Task details – Starting at the line containing "Rebuild this chart as a Python script, using seaborn", please quote every line up to and including the line containing "s.set_visible(False)", exactly, and nothing beyond.

Material to process –
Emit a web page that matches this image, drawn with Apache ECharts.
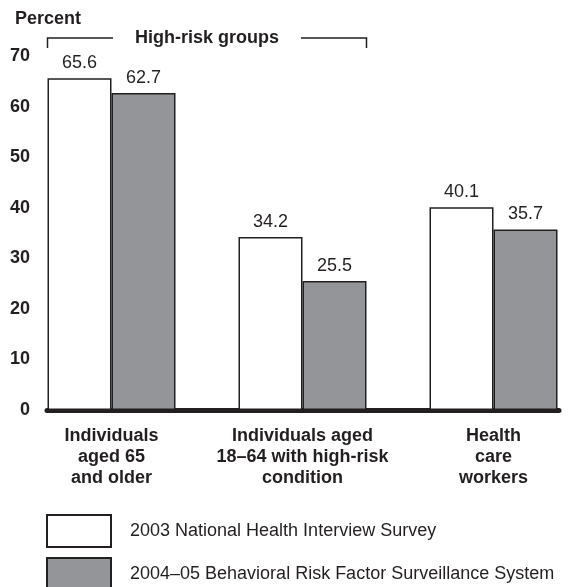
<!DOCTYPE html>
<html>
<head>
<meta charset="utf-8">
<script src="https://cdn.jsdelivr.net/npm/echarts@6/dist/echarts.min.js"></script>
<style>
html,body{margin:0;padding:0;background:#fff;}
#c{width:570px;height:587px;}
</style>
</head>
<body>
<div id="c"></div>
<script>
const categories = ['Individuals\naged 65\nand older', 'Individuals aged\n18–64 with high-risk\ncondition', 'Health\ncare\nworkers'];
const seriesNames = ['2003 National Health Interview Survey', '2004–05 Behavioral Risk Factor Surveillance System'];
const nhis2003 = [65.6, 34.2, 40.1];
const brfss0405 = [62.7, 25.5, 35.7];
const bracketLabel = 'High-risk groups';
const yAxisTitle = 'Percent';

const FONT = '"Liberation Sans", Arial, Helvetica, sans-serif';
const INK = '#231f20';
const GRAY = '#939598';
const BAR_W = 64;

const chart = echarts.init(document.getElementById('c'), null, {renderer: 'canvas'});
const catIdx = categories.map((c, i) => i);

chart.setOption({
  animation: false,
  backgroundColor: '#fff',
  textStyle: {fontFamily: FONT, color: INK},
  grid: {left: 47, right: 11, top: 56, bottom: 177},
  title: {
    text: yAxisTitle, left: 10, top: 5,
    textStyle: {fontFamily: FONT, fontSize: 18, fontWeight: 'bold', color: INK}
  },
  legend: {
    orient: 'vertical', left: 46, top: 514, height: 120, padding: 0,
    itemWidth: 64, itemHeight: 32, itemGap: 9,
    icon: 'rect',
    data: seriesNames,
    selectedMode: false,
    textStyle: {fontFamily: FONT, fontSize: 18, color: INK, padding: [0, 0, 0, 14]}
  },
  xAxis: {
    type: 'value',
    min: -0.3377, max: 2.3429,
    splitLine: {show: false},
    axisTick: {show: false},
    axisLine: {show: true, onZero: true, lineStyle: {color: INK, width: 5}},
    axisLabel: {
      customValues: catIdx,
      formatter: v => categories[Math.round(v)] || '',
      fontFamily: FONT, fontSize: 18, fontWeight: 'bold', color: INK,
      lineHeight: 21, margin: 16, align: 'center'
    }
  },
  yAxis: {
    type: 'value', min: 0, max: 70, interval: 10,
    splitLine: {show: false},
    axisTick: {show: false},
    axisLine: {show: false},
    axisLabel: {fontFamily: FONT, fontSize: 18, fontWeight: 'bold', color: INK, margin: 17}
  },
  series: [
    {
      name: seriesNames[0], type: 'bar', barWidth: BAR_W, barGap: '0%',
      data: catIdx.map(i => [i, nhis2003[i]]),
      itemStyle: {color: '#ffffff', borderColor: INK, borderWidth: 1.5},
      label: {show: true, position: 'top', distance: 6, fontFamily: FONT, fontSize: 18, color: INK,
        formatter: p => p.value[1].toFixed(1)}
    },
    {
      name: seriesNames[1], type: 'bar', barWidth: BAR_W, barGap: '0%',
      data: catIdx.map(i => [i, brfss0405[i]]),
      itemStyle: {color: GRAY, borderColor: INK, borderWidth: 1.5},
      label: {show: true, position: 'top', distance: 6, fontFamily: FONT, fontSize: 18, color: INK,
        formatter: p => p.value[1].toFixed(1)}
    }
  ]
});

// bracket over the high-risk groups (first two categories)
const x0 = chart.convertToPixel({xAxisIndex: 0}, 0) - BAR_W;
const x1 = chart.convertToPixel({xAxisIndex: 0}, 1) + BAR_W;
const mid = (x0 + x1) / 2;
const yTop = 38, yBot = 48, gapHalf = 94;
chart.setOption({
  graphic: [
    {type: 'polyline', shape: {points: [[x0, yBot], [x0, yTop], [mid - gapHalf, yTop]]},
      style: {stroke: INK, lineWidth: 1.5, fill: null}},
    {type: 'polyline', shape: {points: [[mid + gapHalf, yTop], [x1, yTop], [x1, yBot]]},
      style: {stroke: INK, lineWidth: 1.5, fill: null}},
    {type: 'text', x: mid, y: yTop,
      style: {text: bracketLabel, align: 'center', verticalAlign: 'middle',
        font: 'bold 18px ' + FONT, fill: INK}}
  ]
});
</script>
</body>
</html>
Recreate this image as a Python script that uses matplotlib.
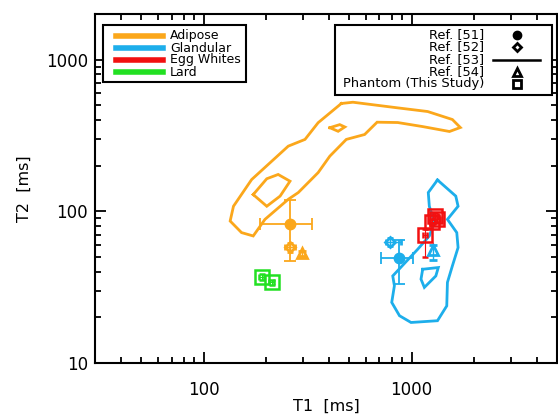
==
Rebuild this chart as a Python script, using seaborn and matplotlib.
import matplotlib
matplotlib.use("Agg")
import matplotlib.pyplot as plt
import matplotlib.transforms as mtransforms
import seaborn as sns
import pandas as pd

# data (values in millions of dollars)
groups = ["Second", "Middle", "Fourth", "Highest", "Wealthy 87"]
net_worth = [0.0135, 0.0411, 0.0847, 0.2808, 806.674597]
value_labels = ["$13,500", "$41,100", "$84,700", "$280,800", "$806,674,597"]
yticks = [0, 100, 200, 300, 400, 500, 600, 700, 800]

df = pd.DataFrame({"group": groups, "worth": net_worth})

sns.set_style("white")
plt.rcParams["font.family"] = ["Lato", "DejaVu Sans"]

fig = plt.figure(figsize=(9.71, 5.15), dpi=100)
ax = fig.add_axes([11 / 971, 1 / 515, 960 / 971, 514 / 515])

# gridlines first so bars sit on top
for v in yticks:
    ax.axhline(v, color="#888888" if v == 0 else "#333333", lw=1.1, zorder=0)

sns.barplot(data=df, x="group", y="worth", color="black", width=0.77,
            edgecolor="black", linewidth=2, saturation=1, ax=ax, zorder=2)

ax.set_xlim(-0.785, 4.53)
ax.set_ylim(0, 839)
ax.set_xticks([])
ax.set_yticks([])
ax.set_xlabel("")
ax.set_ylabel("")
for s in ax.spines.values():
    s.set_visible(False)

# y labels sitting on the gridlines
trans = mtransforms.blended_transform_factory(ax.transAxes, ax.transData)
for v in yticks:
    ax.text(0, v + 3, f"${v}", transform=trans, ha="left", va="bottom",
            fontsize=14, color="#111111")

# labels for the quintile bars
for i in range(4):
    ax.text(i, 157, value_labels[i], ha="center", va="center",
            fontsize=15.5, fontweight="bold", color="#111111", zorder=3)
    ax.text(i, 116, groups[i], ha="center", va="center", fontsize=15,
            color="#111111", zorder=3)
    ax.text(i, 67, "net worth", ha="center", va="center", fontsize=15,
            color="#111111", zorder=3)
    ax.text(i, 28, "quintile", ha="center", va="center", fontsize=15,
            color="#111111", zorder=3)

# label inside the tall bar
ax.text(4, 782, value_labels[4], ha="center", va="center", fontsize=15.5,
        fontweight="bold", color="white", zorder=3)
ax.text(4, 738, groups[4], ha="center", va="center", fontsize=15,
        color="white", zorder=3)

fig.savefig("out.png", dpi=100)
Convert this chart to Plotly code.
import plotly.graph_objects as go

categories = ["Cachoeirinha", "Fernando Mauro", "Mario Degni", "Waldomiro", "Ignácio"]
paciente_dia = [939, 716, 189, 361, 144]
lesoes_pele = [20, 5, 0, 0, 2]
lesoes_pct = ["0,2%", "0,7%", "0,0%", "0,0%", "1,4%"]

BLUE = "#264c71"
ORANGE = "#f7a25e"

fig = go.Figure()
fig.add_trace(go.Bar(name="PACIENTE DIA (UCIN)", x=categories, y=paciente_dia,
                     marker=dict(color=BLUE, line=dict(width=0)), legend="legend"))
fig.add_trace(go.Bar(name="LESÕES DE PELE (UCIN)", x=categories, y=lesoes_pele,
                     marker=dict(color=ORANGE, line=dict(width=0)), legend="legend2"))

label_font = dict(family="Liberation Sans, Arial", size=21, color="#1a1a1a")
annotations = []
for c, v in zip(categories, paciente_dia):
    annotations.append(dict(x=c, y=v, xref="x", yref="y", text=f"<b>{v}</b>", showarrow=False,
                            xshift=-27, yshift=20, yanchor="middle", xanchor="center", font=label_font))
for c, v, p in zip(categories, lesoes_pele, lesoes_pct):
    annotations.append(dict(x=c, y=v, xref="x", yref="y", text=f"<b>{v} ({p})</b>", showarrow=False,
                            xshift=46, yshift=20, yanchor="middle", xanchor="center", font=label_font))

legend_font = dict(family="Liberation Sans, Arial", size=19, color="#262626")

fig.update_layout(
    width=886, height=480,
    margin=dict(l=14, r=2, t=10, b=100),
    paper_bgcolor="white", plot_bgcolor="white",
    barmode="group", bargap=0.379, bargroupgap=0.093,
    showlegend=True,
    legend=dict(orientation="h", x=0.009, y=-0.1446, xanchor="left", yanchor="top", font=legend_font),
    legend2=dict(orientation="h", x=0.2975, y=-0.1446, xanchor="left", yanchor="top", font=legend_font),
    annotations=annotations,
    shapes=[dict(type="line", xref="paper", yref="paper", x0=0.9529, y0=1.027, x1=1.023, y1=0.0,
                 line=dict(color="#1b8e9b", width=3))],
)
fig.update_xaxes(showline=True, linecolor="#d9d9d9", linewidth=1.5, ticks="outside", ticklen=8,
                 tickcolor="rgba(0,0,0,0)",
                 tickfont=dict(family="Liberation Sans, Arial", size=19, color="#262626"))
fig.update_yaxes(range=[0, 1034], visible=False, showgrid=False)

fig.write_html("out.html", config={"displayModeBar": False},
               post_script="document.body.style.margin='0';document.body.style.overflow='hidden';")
* * *
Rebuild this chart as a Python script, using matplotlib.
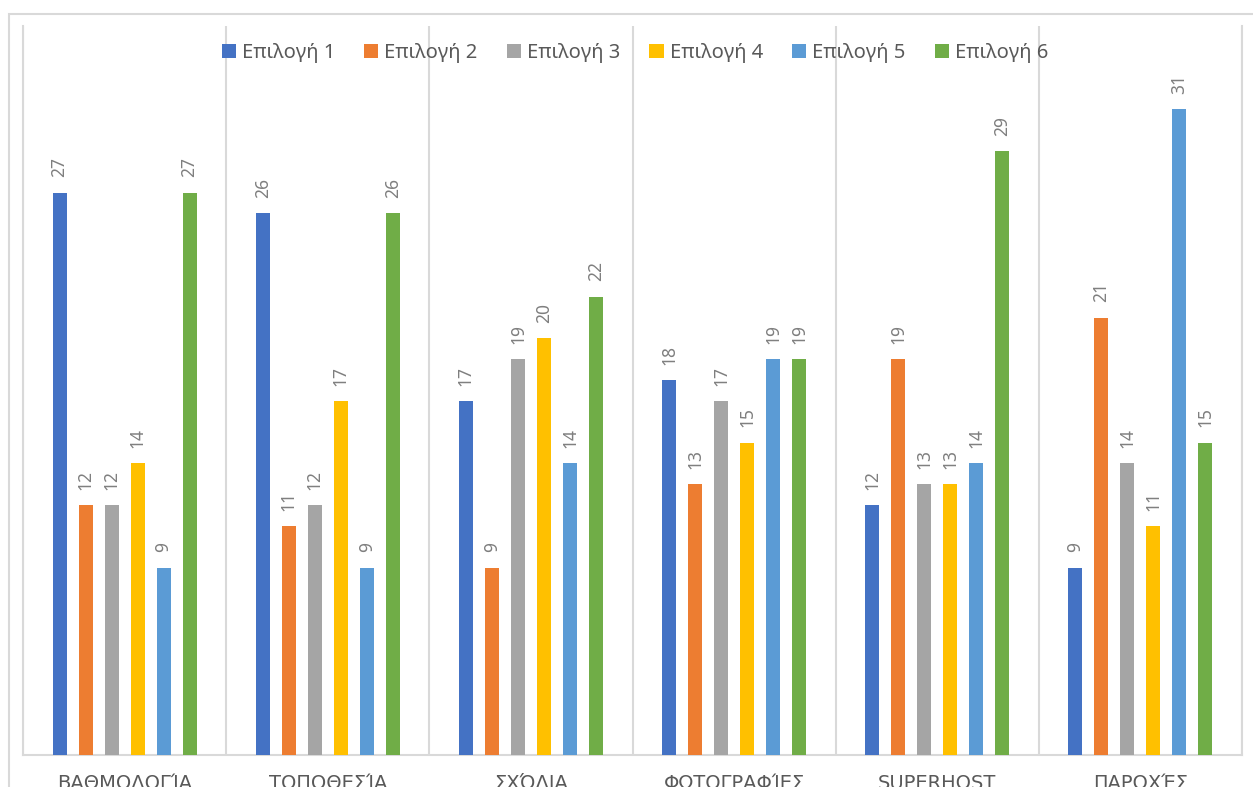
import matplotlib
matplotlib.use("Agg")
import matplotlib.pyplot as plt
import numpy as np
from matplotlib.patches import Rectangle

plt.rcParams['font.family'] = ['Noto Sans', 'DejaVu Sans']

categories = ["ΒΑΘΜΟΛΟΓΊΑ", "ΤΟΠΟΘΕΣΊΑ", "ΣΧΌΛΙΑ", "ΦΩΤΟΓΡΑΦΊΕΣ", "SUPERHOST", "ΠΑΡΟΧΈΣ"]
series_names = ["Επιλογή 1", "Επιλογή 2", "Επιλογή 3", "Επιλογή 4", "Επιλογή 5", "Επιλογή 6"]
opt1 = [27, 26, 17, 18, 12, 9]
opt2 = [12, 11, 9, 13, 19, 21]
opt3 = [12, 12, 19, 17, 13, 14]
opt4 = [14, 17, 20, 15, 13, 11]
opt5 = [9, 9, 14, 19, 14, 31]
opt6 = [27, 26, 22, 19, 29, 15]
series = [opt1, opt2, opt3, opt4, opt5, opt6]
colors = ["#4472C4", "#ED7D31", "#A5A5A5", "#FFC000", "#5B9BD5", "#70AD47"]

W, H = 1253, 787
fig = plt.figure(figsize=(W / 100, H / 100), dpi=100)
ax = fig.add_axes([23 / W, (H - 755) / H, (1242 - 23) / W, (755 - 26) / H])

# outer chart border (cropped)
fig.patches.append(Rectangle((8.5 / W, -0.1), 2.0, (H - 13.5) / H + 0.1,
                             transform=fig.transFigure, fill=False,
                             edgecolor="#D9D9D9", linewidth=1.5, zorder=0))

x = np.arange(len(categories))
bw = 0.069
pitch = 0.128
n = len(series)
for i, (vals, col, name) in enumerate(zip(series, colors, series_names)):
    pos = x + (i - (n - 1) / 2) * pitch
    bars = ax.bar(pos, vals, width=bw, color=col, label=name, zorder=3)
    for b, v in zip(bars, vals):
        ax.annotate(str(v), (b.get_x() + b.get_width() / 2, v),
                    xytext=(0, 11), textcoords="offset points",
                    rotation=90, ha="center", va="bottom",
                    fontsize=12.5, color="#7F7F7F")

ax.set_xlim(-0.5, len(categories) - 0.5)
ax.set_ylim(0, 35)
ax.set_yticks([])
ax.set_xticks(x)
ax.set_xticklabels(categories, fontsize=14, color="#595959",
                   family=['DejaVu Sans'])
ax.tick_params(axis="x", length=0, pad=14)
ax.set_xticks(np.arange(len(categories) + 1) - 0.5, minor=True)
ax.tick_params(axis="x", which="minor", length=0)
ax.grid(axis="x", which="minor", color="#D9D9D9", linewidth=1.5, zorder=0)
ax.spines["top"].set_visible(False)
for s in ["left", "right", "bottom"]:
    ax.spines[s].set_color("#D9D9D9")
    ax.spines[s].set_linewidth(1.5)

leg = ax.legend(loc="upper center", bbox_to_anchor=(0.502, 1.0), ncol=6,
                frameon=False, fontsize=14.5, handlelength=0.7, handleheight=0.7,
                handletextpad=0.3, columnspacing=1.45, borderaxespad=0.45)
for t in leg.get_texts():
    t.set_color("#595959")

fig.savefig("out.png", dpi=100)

Solved problem –
Rebuild this chart as a Python script, using seaborn and matplotlib.
import matplotlib
matplotlib.use("Agg")
import matplotlib.pyplot as plt
import matplotlib.transforms as mtransforms
import seaborn as sns
import pandas as pd

# data (values in millions of dollars)
groups = ["Second", "Middle", "Fourth", "Highest", "Wealthy 87"]
net_worth = [0.0135, 0.0411, 0.0847, 0.2808, 806.674597]
value_labels = ["$13,500", "$41,100", "$84,700", "$280,800", "$806,674,597"]
yticks = [0, 100, 200, 300, 400, 500, 600, 700, 800]

df = pd.DataFrame({"group": groups, "worth": net_worth})

sns.set_style("white")
plt.rcParams["font.family"] = ["Lato", "DejaVu Sans"]

fig = plt.figure(figsize=(9.71, 5.15), dpi=100)
ax = fig.add_axes([11 / 971, 1 / 515, 960 / 971, 514 / 515])

# gridlines first so bars sit on top
for v in yticks:
    ax.axhline(v, color="#888888" if v == 0 else "#333333", lw=1.1, zorder=0)

sns.barplot(data=df, x="group", y="worth", color="black", width=0.77,
            edgecolor="black", linewidth=2, saturation=1, ax=ax, zorder=2)

ax.set_xlim(-0.785, 4.53)
ax.set_ylim(0, 839)
ax.set_xticks([])
ax.set_yticks([])
ax.set_xlabel("")
ax.set_ylabel("")
for s in ax.spines.values():
    s.set_visible(False)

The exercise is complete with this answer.